On sait que le trouble de voisinage est généré par un fait, une omission ou un comportement, qui est imputable, sans qu’il s’agisse d’une faute.
C’est pourquoi on ne parle pas de réparation, concept propre à la responsabilité, mais de compensation, à savoir rétablir l’équilibre des jouissances des fonds respectifs.
On trouve de ce principe un exemple éloquent dans l’arrêt du 24 juin 2019 de la Cour de cassation (rôle n° C.18.0609.F, www.juridat.be).
La présence d’un hêtre planté sur la propriété des défendeurs explique le tassement et le regonflement du sol sous la partie arrière du bâtiment du voisin, dit l’expert.
Le phénomène de de tassement et de regonflement du sol s’est arrêté à la suite de l’étêtage du hêtre.
L’expert conclut ceci :
« Sur la base de la théorie des troubles de voisinage, on pourrait reprocher aux défendeurs une omission, à savoir ne pas avoir pris les dispositions nécessaires pour étêter ou abattre l’arbre plus tôt ».
Mais « le phénomène mis en exergue était imprévisible pour toute personne normalement prudente, raisonnable et ne disposant pas des connaissances d’un ingénieur spécialiste en stabilité et étude des sols ».
Comme les défendeurs n’en furent avertis « au plus tôt qu’à la mi-juillet 2010 sans qu’aucune faute puisse leur être reprochée pour la période antérieure, ce phénomène a été pour cette période irrésistible dans leur chef » en sorte qu’ils « ont été confrontés à un cas fortuit ou cas de force majeure » et qu’ « il s’ensuit que le trouble de voisinage ne leur est pas imputable pour cette période ».

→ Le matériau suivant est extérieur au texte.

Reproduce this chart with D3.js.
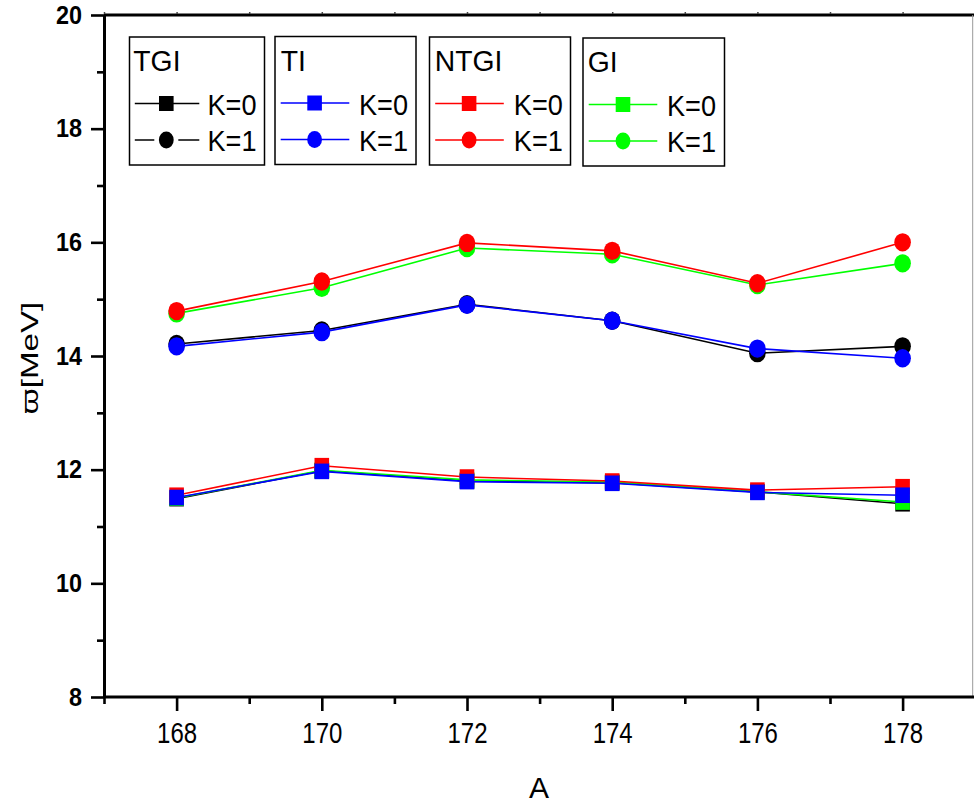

Bref, le trouble s’étant produit sans faute des défendeurs, la Cour d’appel de Liège déboute les demandeurs.
L’arrêt est cassé par la Cour de cassation : les juges d’appel ont confondu l’imputabilité et la faute.
Le fait générateur (omission) ne doit pas être fautif pour être imputable. Bref, on peut commettre un trouble de voisinage de toute bonne foi.
La matière ne relève pas de la responsabilité mais du statut de voisinage des immeubles qui requiert, propriété contre propriété, l’équilibre des charges de voisinage.
Cela n’a pas empêché la Cour de cassation de traiter la matière des troubles de voisinage comme une responsabilité, objective, en matière de prescription (Cass., 2 janvier 2011, rôle n° C.09.0306.F, www.juridat.be).
Notons enfin que si la théorie des troubles de voisinage n’est pas fondée sur une faute, cette théorie peut aussi s’appliquer lorsque le fait rompant l’équilibre des jouissance est fautif 1(Cass., 11 février 2016, rôle n° C.15.0031.N).